Every state and U.S. territory has a Developmental Disabilities Council.  These are the people on the front lines in every state advocating against policy and law changes that hurt people with disabilities.  They work hard to ensure that these damaging laws are reformed or new laws are created.

Many states have legal services available for those with disabilities.  Here in Florida, one that stands out is Disability Rights Florida.  They represent people with disabilities when they have been discriminated against and need help fighting for services.  While Disability Rights Florida is still operating, with the help of donations, many of the federally authorized Protection and Advocacy programs have been axed under Trump.

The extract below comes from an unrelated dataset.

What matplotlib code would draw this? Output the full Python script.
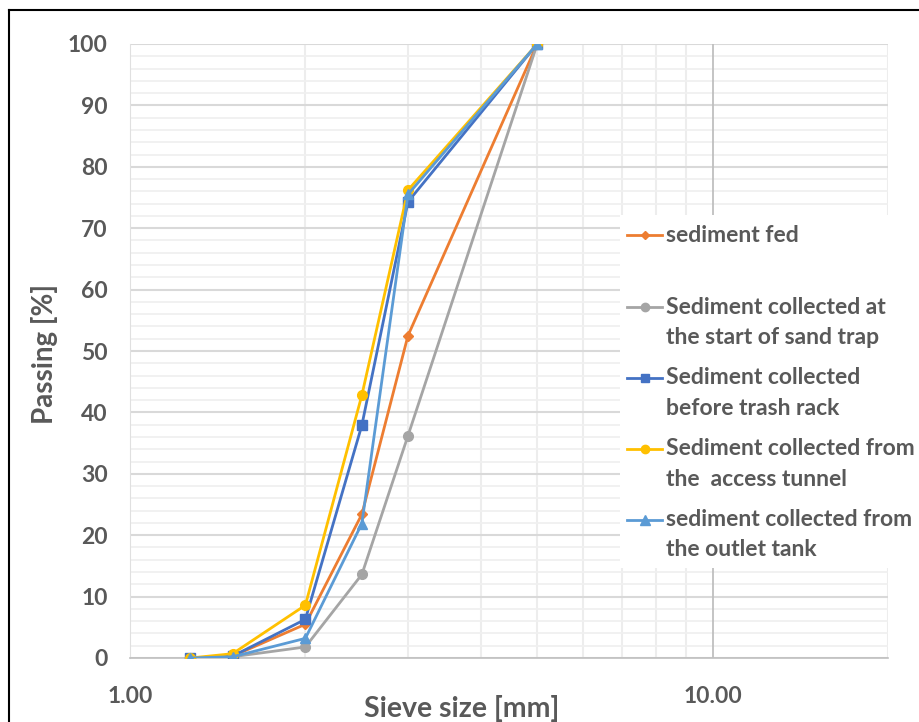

Trump has appointed, over and over again, judges who have a history of denying rights to people with disabilities and showing their outward contempt for civil rights.  Neil Gorsuch is a perfect example of this.  Gorsuch was appointed to the Supreme Court despite the fact that he concluded students with disabilities deserve a de minimis (definition: too trivial or minor to merit consideration) education.  He also favored a ruling that when students with disabilities are segregated and subject to abusive confinement, their civil rights weren’t violated.  Many of Trump’s judicial appointments are strong enemies of rights for people with disabilities.  This will hurt the rights of people with disabilities for years to come.

So, when you tell me that you support Trump and think he is a great President deserving of respect, I just hear you say this: “Your son is worthless, unimportant and he doesn’t matter”.   That is why I wake up every day, working for an organization that is doing everything they can to ensure Donald Trump is not elected again.  That is why I am a proud Democrat.